Here’s a letter that I sent yesterday to the New Republic:
Richard Posner courageously opens up shop in the highly competitive seventy-three year-old industry of telling the world what John Maynard Keynes meant in his 1936 book The General Theory (“How I Became a Keynesian,” Sept. 23). That this industry still thrives and attracts new and prominent suppliers speaks volumes.
Judge Posner, alas, misses some vital points of economic history. For instance, it’s untrue that “a general fall in the price level – deflation – imperils economic stability.” In the U.S. the price-level fell pretty steadily from 1865 through 1898 – a period of rapid economic growth unmarred by any unusual instability. Deflation is desirable if it is caused by rising productivity (as was the case in the late 19th century) and not by contractions of the money supply (as happened in the early 1930s).

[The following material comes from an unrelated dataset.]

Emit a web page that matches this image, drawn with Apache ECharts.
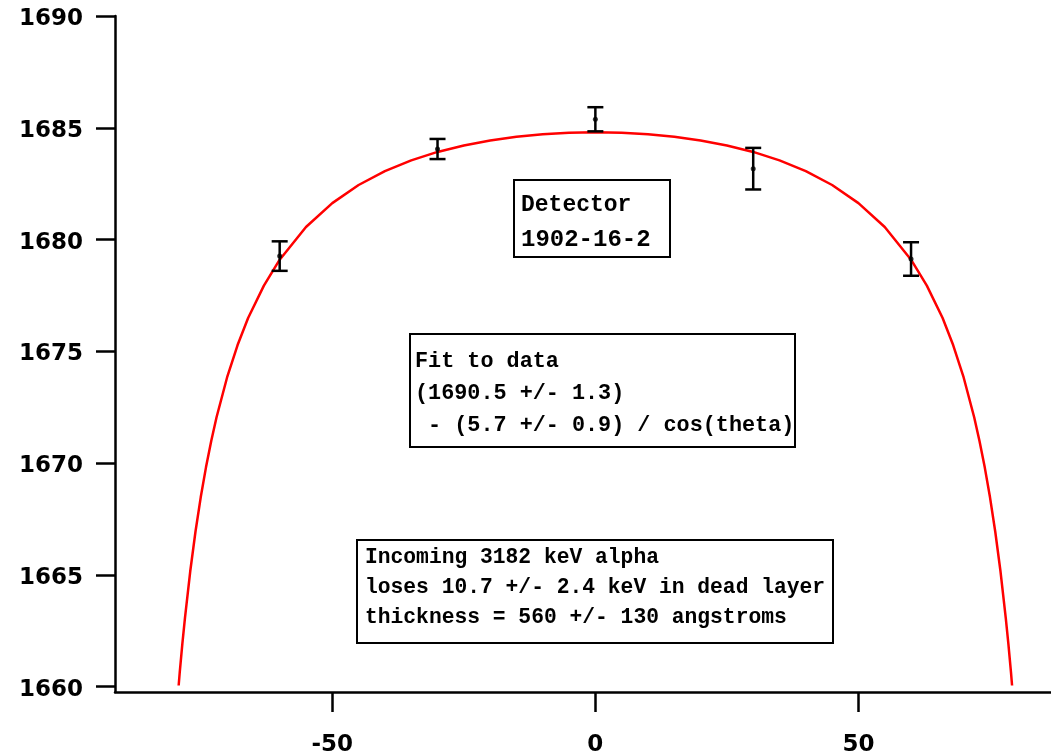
<!DOCTYPE html>
<html>
<head>
<meta charset="utf-8">
<script src="https://cdn.jsdelivr.net/npm/echarts@6/dist/echarts.min.js"></script>
<style>html,body{margin:0;padding:0;background:#fff;}#c{width:1051px;height:754px;}</style>
</head>
<body>
<div id="c"></div>
<script>
// Measured points (angle in degrees, energy)
var angles = [-60, -30, 0, 30, 60];
var energies = [1679.26, 1684.05, 1685.38, 1683.17, 1679.13];
var errors = [0.66, 0.45, 0.54, 0.93, 0.75];

// Fit curve samples
var fitX = [-79.2, -79, -78.5, -78, -77, -76, -75, -74, -73, -72, -70, -68, -66, -63, -60, -55, -50, -45, -40, -35, -30, -25, -20, -15, -10, -5, 0,
            5, 10, 15, 20, 25, 30, 35, 40, 45, 50, 55, 60, 63, 66, 68, 70, 72, 73, 74, 75, 76, 77, 78, 78.5, 79, 79.2];
var fitY = [1660.05, 1660.63, 1661.91, 1663.08, 1665.16, 1666.94, 1668.48, 1669.82, 1671.00, 1672.05, 1673.83, 1675.28, 1676.49, 1677.94, 1679.10, 1680.56, 1681.63, 1682.44, 1683.06, 1683.54, 1683.92, 1684.21, 1684.43, 1684.60, 1684.71, 1684.78, 1684.80,
            1684.78, 1684.71, 1684.60, 1684.43, 1684.21, 1683.92, 1683.54, 1683.06, 1682.44, 1681.63, 1680.56, 1679.10, 1677.94, 1676.49, 1675.28, 1673.83, 1672.05, 1671.00, 1669.82, 1668.48, 1666.94, 1665.16, 1663.08, 1661.91, 1660.63, 1660.05];

var xTicks = [-50, 0, 50];
var yTicks = [1660, 1665, 1670, 1675, 1680, 1685, 1690];

var box1Lines = ['Detector', '1902-16-2'];
var box2Lines = ['Fit to data', '(1690.5 +/- 1.3)', ' - (5.7 +/- 0.9) / cos(theta)'];
var box3Lines = ['Incoming 3182 keV alpha', 'loses 10.7 +/- 2.4 keV in dead layer', 'thickness = 560 +/- 130 angstroms'];

var fitData = fitX.map(function (x, i) { return [x, fitY[i]]; });
var pointData = angles.map(function (x, i) { return [x, energies[i]]; });
var errData = angles.map(function (x, i) { return [x, energies[i], errors[i]]; });

var labelFont = { fontFamily: 'DejaVu Sans', fontWeight: 'bold', fontSize: 23, color: '#000' };
var boxFont = '"Liberation Mono", "DejaVu Sans Mono", monospace';

function box(x, y, w, h, lines, tx, ty0, dy, sizes) {
  var els = [{
    type: 'rect', z: 100,
    shape: { x: x, y: y, width: w, height: h },
    style: { fill: '#fff', stroke: '#000', lineWidth: 2 }
  }];
  lines.forEach(function (t, i) {
    els.push({
      type: 'text', z: 101, x: tx, y: ty0 + i * dy,
      style: { text: t, fill: '#000', font: 'bold ' + sizes[i] + 'px ' + boxFont, align: 'left', verticalAlign: 'middle' }
    });
  });
  return els;
}

var graphics = [].concat(
  box(514, 180, 156, 77, box1Lines, 521, 205, 35, [23, 24]),
  box(410, 334, 385, 113, box2Lines, 415, 362, 32, [21.8, 21.8, 21.8]),
  box(357, 540, 476, 103, box3Lines, 365, 558, 30, [21.3, 21.3, 21.3])
);

var chart = echarts.init(document.getElementById('c'), null, { renderer: 'canvas' });
chart.setOption({
  animation: false,
  backgroundColor: '#fff',
  grid: { left: 115, right: 0, top: 16, bottom: 62, containLabel: false, outerBoundsMode: 'none' },
  xAxis: {
    type: 'value', min: -91.3, max: 86.6,
    axisLine: { onZero: false, lineStyle: { color: '#000', width: 2.5 } },
    axisTick: { show: true, length: 20, lineStyle: { color: '#000', width: 2.5 }, customValues: xTicks },
    axisLabel: Object.assign({ margin: 42, customValues: xTicks, formatter: function (v) { return String(v); } }, labelFont),
    splitLine: { show: false }
  },
  yAxis: {
    type: 'value', min: 1659.76, max: 1690,
    axisLine: { show: true, onZero: false, lineStyle: { color: '#000', width: 2.5 } },
    axisTick: { show: true, length: 19, lineStyle: { color: '#000', width: 2.5 }, customValues: yTicks },
    axisLabel: Object.assign({ margin: 32, customValues: yTicks, verticalAlign: 'top', lineHeight: 6, formatter: function (v) { return String(v); } }, labelFont),
    splitLine: { show: false }
  },
  series: [
    {
      type: 'line', data: fitData, showSymbol: false, smooth: false,
      lineStyle: { color: '#ff0000', width: 2.5 }, z: 2, silent: true
    },
    {
      type: 'custom', data: errData, z: 3,
      renderItem: function (params, api) {
        var x = api.value(0), y = api.value(1), e = api.value(2);
        var top = api.coord([x, y + e]);
        var bot = api.coord([x, y - e]);
        var hw = 8;
        var st = { stroke: '#000', lineWidth: 2.5 };
        return {
          type: 'group',
          children: [
            { type: 'line', shape: { x1: top[0], y1: top[1], x2: bot[0], y2: bot[1] }, style: st },
            { type: 'line', shape: { x1: top[0] - hw, y1: top[1], x2: top[0] + hw, y2: top[1] }, style: st },
            { type: 'line', shape: { x1: bot[0] - hw, y1: bot[1], x2: bot[0] + hw, y2: bot[1] }, style: st }
          ]
        };
      }
    },
    {
      type: 'scatter', data: pointData, symbol: 'circle', symbolSize: 5,
      itemStyle: { color: '#000' }, z: 4
    }
  ],
  graphic: graphics
});
</script>
</body>
</html>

Judge Posner also gives undue credit to Keynes for two insights that are not original to Keynes. First, Adam Smith beat Keynes to the punch in emphasizing that the ultimate goal of economic activity is not production, but consumption. Second, the importance of uncertainty was brought to economists’ attention, not by Keynes, but by Frank Knight. In 1921 Knight argued that profit is entrepreneurs’ reward for dealing with uncertainty. Unlike Keynes, Knight understood that uncertainty poses no special threat to free markets operating with sound money.